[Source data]
- - - - - - -

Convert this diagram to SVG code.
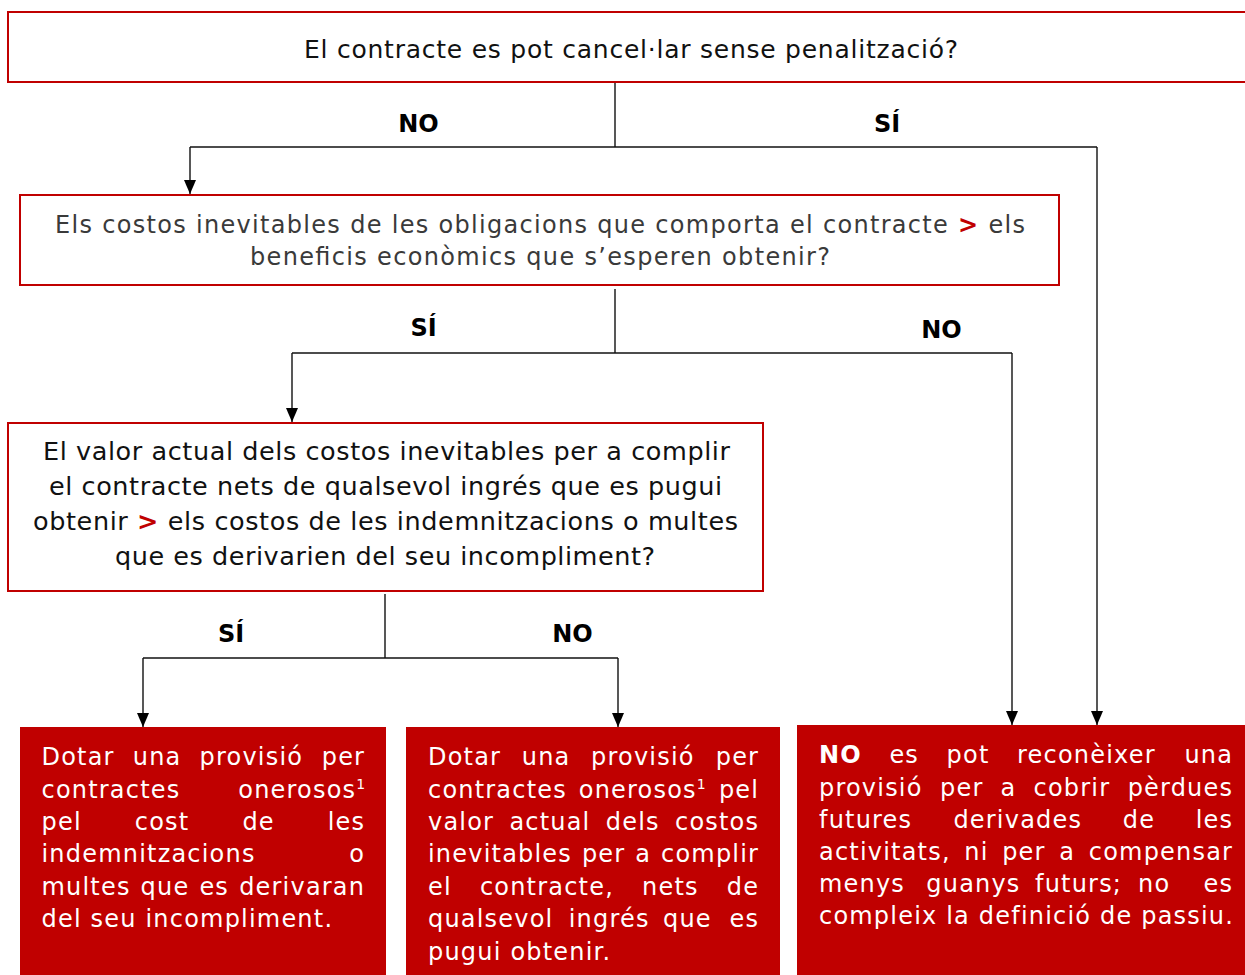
<svg xmlns="http://www.w3.org/2000/svg" width="1245" height="975" viewBox="0 0 1245 975">
<style>
.q{fill:#fff;stroke:#C00000;stroke-width:2}
.r{fill:#C00000;stroke:none}
.t{font-family:"DejaVu Sans",Verdana,sans-serif;fill:#111}
.g{fill:#3a3a3a}
.gt{fill:#C00000;font-weight:bold}
.lb{font-family:"DejaVu Sans",Verdana,sans-serif;font-weight:bold;font-size:24px;fill:#000;text-anchor:middle}
.w{font-family:"DejaVu Sans",Verdana,sans-serif;font-size:24px;letter-spacing:1.2px;fill:#fff}
.e{text-anchor:end}
.sup{font-size:14px;letter-spacing:0}
.c{fill:none;stroke:#111;stroke-width:1.4}
</style>
<defs>
<marker id="ah" viewBox="0 0 14 12" refX="14" refY="6" markerWidth="14" markerHeight="12" markerUnits="userSpaceOnUse" orient="auto">
<path d="M0,0 L14,6 L0,12 z" fill="#000"/>
</marker>
</defs>

<g id="connectors">
<path class="c" d="M615,83 V147"/>
<path class="c" d="M190,147 H1097"/>
<path class="c" d="M190,147 V194" marker-end="url(#ah)"/>
<path class="c" d="M1097,147 V725" marker-end="url(#ah)"/>
<path class="c" d="M615,289 V353"/>
<path class="c" d="M292,353 H1012"/>
<path class="c" d="M292,353 V422" marker-end="url(#ah)"/>
<path class="c" d="M1012,353 V725" marker-end="url(#ah)"/>
<path class="c" d="M385,594 V658"/>
<path class="c" d="M143,658 H618"/>
<path class="c" d="M143,658 V727" marker-end="url(#ah)"/>
<path class="c" d="M618,658 V727" marker-end="url(#ah)"/>
<text class="lb" x="418.5" y="132">NO</text>
<text class="lb" x="887" y="132">SÍ</text>
<text class="lb" x="423.5" y="336">SÍ</text>
<text class="lb" x="941.5" y="338">NO</text>
<text class="lb" x="231" y="642">SÍ</text>
<text class="lb" x="572.5" y="642">NO</text>
</g>

<g id="q1">
<rect class="q" x="8" y="12" width="1250" height="70"/>
<text class="t" x="304" y="58" font-size="25" textLength="654">El contracte es pot cancel·lar sense penalització?</text>
</g>

<g id="q2">
<rect class="q" x="20" y="195" width="1039" height="90"/>
<text class="t g" x="55" y="233" font-size="24" textLength="970">Els costos inevitables de les obligacions que comporta el contracte <tspan class="gt">&gt;</tspan> els</text>
<text class="t g" x="250" y="265" font-size="24" textLength="580">beneficis econòmics que s’esperen obtenir?</text>
</g>

<g id="q3">
<rect class="q" x="8" y="423" width="755" height="168"/>
<text class="t" x="43" y="460" font-size="25.5" textLength="687">El valor actual dels costos inevitables per a complir</text>
<text class="t" x="49" y="495" font-size="25.5" textLength="673">el contracte nets de qualsevol ingrés que es pugui</text>
<text class="t" x="33" y="530" font-size="25.5" textLength="705">obtenir <tspan class="gt">&gt;</tspan> els costos de les indemnitzacions o multes</text>
<text class="t" x="115" y="565" font-size="25.5" textLength="540">que es derivarien del seu incompliment?</text>
</g>

<g id="a1">
<rect class="r" x="20" y="727" width="366" height="260"/>
<text class="w" y="765"><tspan x="41.5">Dotar</tspan><tspan x="132.8">una</tspan><tspan x="199.6">provisió</tspan></text>
<text class="w e" x="365.2" y="765">per</text>
<text class="w" x="41.5" y="797.5">contractes</text>
<text class="w e" x="365.2" y="797.5">onerosos<tspan class="sup" dy="-9">1</tspan></text>
<text class="w" y="830"><tspan x="41.5">pel</tspan><tspan x="134.8">cost</tspan><tspan x="242.4">de</tspan></text>
<text class="w e" x="365.2" y="830">les</text>
<text class="w" x="41.5" y="862">indemnitzacions</text>
<text class="w e" x="365.2" y="862">o</text>
<text class="w" y="895"><tspan x="41.5">multes</tspan><tspan x="140.6">que</tspan><tspan x="199.4">es</tspan></text>
<text class="w e" x="365.2" y="895">derivaran</text>
<text class="w" x="41.5" y="927">del seu incompliment.</text>
</g>

<g id="a2">
<rect class="r" x="406" y="727" width="374" height="260"/>
<text class="w" y="765"><tspan x="428">Dotar</tspan><tspan x="521.8">una</tspan><tspan x="591.1">provisió</tspan></text>
<text class="w e" x="759.2" y="765">per</text>
<text class="w" y="797.5"><tspan x="428">contractes</tspan><tspan x="578.8">onerosos</tspan><tspan class="sup" dy="-9">1</tspan></text>
<text class="w e" x="759.2" y="797.5">pel</text>
<text class="w" y="830"><tspan x="428">valor</tspan><tspan x="509.4">actual</tspan><tspan x="605.8">dels</tspan></text>
<text class="w e" x="759.2" y="830">costos</text>
<text class="w" y="862"><tspan x="428">inevitables</tspan><tspan x="581.9">per</tspan><tspan x="635.3">a</tspan></text>
<text class="w e" x="759.2" y="862">complir</text>
<text class="w" y="895"><tspan x="428">el</tspan><tspan x="479.9">contracte,</tspan><tspan x="642.1">nets</tspan></text>
<text class="w e" x="759.2" y="895">de</text>
<text class="w" y="927"><tspan x="428">qualsevol</tspan><tspan x="568.7">ingrés</tspan><tspan x="663">que</tspan></text>
<text class="w e" x="759.2" y="927">es</text>
<text class="w" x="428" y="960">pugui obtenir.</text>
</g>

<g id="a3">
<rect class="r" x="797" y="725" width="460" height="262"/>
<text class="w" y="763"><tspan x="819" font-weight="bold">NO</tspan><tspan x="889.4">es</tspan><tspan x="946.6">pot</tspan><tspan x="1017">reconèixer</tspan></text>
<text class="w e" x="1233.2" y="763">una</text>
<text class="w" y="795.5"><tspan x="819">provisió</tspan><tspan x="940.1">per</tspan><tspan x="1000.6">a</tspan><tspan x="1033.5">cobrir</tspan></text>
<text class="w e" x="1233.2" y="795.5">pèrdues</text>
<text class="w" y="828"><tspan x="819">futures</tspan><tspan x="953.4">derivades</tspan><tspan x="1122.8">de</tspan></text>
<text class="w e" x="1233.2" y="828">les</text>
<text class="w" y="860"><tspan x="819">activitats,</tspan><tspan x="964.3">ni</tspan><tspan x="1002.2">per</tspan><tspan x="1059.3">a</tspan></text>
<text class="w e" x="1233.2" y="860">compensar</text>
<text class="w" y="892"><tspan x="819">menys</tspan><tspan x="926.3">guanys</tspan><tspan x="1035">futurs;</tspan><tspan x="1138">no</tspan></text>
<text class="w e" x="1233.2" y="892">es</text>
<text class="w" x="819" y="924">compleix la definició de passiu.</text>
</g>
</svg>
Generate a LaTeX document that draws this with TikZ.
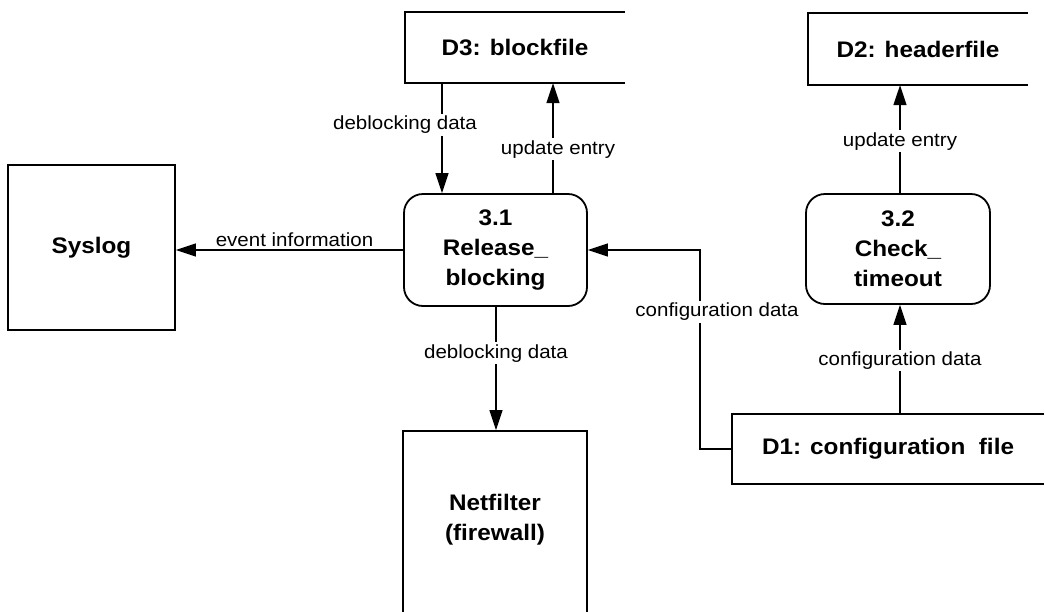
\documentclass[tikz,border=0pt]{standalone}
\usepackage{fontspec}
\setmainfont{Liberation Sans}[FakeStretch=1.08]
\usetikzlibrary{arrows.meta}
\tikzset{
  boxtext/.style={font=\fontsize{22.5}{30}\selectfont\bfseries, align=center, inner sep=0pt},
  entity/.style={boxtext, draw, line width=1.8pt},
  process/.style={boxtext, draw, line width=1.8pt, rounded corners=19pt},
  store/.style={boxtext},
  storeline/.style={line width=1.8pt},
  flow/.style={line width=1.4pt, -{Triangle[length=20pt,width=13pt]}},
  flowlabel/.style={font=\fontsize{19}{22}\selectfont, fill=white, inner sep=2pt},
}
\begin{document}
\begin{tikzpicture}[x=1pt,y=-1pt]
\useasboundingbox (0,0) rectangle (1045,611);
% nodes
\node[entity, minimum width=167pt, minimum height=165pt] (syslog) at (91.5,247.5) {Syslog};
\node[process, minimum width=183pt, minimum height=112pt] (p31) at (495.5,250) {3.1\\Release\_\\blocking};
\node[process, minimum width=184pt, minimum height=110pt] (p32) at (898,249) {3.2\\Check\_\\timeout};
\node[entity, minimum width=184pt, minimum height=189pt] (net) at (495,525.5) {};
\node[boxtext] (netlabel) at (495,520) {Netfilter\\(firewall)};
\node[store, minimum width=220pt, minimum height=71pt] (d3) at (515,47.5) {D3: blockfile};
\node[store, minimum width=220pt, minimum height=72pt] (d2) at (918,49) {D2: headerfile};
\node[store, minimum width=312pt, minimum height=70pt] (d1) at (888,449) {D1: configuration\ \ file};
% open-ended data stores
\draw[storeline] (d3.north east) -- (d3.north west) -- (d3.south west) -- (d3.south east);
\draw[storeline] (d2.north east) -- (d2.north west) -- (d2.south west) -- (d2.south east);
\draw[storeline] (d1.north east) -- (d1.north west) -- (d1.south west) -- (d1.south east);
% helper coordinates
\coordinate (a1) at (442,0);
\coordinate (a2) at (553,0);
\coordinate (a3) at (496,0);
\coordinate (c1) at (700,0);
\coordinate (c2) at (900,0);
% connectors
\draw[flow] (a1 |- d3.south) -- node[flowlabel, pos=0.38, xshift=-37pt] {deblocking data} (a1 |- p31.north);
\draw[flow] (a2 |- p31.north) -- node[flowlabel, pos=0.40, xshift=5pt] {update entry} (a2 |- d3.south);
\draw[flow] (p31.west) -- node[font=\fontsize{19}{22}\selectfont, above, inner sep=3pt, xshift=5pt] {event information} (p31.west -| syslog.east);
\draw[flow] (a3 |- p31.south) -- node[flowlabel, pos=0.376] {deblocking data} (a3 |- net.north);
\draw[flow] (d1.west) -- (c1 |- d1.west) -- node[flowlabel, pos=0.69, xshift=17pt] {configuration data} (c1 |- p31.east) -- (p31.east);
\draw[flow] (c2 |- d1.north) -- node[flowlabel, pos=0.49] {configuration data} (c2 |- p32.south);
\draw[flow] (c2 |- p32.north) -- node[flowlabel, pos=0.48] {update entry} (c2 |- d2.south);
\end{tikzpicture}
\end{document}
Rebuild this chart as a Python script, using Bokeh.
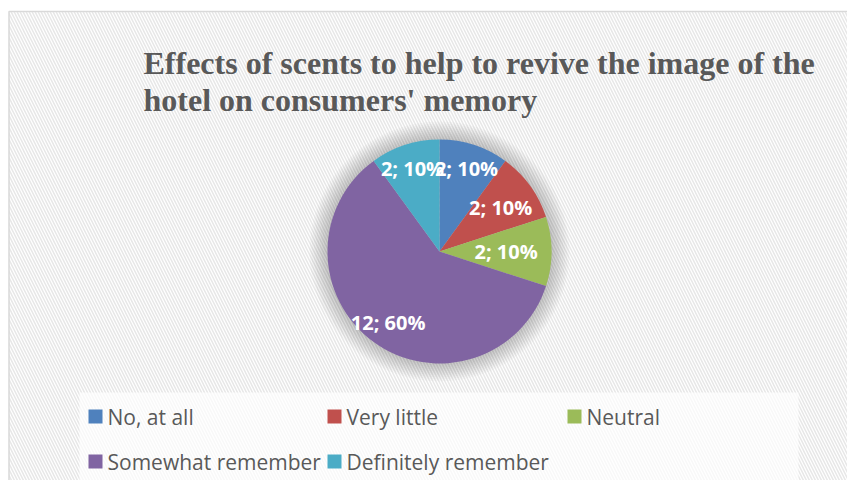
import numpy as np
from bokeh.plotting import figure
from bokeh.models import Range1d
from bokeh.core.properties import value
from bokeh.embed import file_html
from bokeh.resources import INLINE

# ---- data ----
title_lines = ["Effects of scents to help to revive the image of the",
               "hotel on consumers' memory"]
categories = ["No, at all", "Very little", "Neutral",
              "Somewhat remember", "Definitely remember"]
counts = [2, 2, 2, 12, 2]
colors = ["#4F81BD", "#C0504D", "#9BBB59", "#8064A2", "#4BACC6"]

# ---- style / layout ----
W, H = 847, 480
cx, cy, R = 439, 229, 112
label_frac = [0.78, 0.675, 0.595, 0.78, 0.78]

p = figure(width=W, height=H, x_range=Range1d(0, W), y_range=Range1d(0, H),
           toolbar_location=None, output_backend="svg", min_border=0,
           x_axis_location=None, y_axis_location=None)
p.grid.visible = False
p.outline_line_color = None
p.background_fill_color = "white"
p.border_fill_color = "white"

# hatched chart area with border
p.quad(left=[8.5], right=[W + 20], bottom=[-20], top=[469], fill_color="white",
       hatch_pattern="\\", hatch_color="#e7e7e7", hatch_scale=6, hatch_weight=1.5,
       line_color="#d9d9d9", line_width=1.5)

# title
for i, t in enumerate(title_lines):
    p.text(x=[143], y=[418 - 37 * i], text=[t], text_font=value("Liberation Serif"),
           text_font_style="bold", text_font_size="32px", text_color="#595959",
           text_baseline="alphabetic", text_align="left")

# soft halo around pie
halo_r = [R + k for k in range(18, 0, -2)]
p.circle(x=[cx] * len(halo_r), y=[cy] * len(halo_r), radius=halo_r,
         fill_color="black", fill_alpha=0.025, line_color=None)

# pie slices (clockwise from 12 o'clock)
vals = np.array(counts, dtype=float)
frac = vals / vals.sum()
cum = np.concatenate([[0], np.cumsum(frac)])
starts = np.pi / 2 - 2 * np.pi * cum[:-1]
ends = np.pi / 2 - 2 * np.pi * cum[1:]
p.wedge(x=[cx] * len(vals), y=[cy] * len(vals), radius=R,
        start_angle=list(starts), end_angle=list(ends), direction="clock",
        fill_color=colors, line_color=None)

# data labels
mids = (starts + ends) / 2
lx = [cx + R * f * np.cos(a) for f, a in zip(label_frac, mids)]
ly = [cy + R * f * np.sin(a) for f, a in zip(label_frac, mids)]
labels = [f"{c}; {round(100 * fr)}%" for c, fr in zip(counts, frac)]
order = [4, 0, 1, 2, 3]
p.text(x=[lx[i] for i in order], y=[ly[i] for i in order], text=[labels[i] for i in order],
       text_font=value("Open Sans"), text_font_style="bold", text_font_size="20px",
       text_color="white", text_align="center", text_baseline="middle")

# legend box
p.quad(left=[79], right=[798], bottom=[-5], top=[88], fill_color="white",
       fill_alpha=0.7, line_color=None)
col_x = [88, 327, 567]
row_y = [64, 19]
sq = 14
for i, (name, col) in enumerate(zip(categories, colors)):
    x0 = col_x[i % 3]
    y0 = row_y[i // 3]
    p.rect(x=[x0 + sq / 2], y=[y0], width=sq, height=sq, fill_color=col, line_color=None)
    p.text(x=[x0 + sq + 5], y=[y0], text=[name], text_font=value("Open Sans"),
           text_font_size="21px", text_color="#595959", text_align="left",
           text_baseline="middle")

open("out.html", "w").write(file_html(p, INLINE))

- - - - - - -

→ Requirements
Each line holding "this" must be found and copied.

→ Task answer
Convert this diagram to SVG code.
Generate a LaTeX document that draws this with TikZ.
Rebuild this chart as a Python script, using Bokeh.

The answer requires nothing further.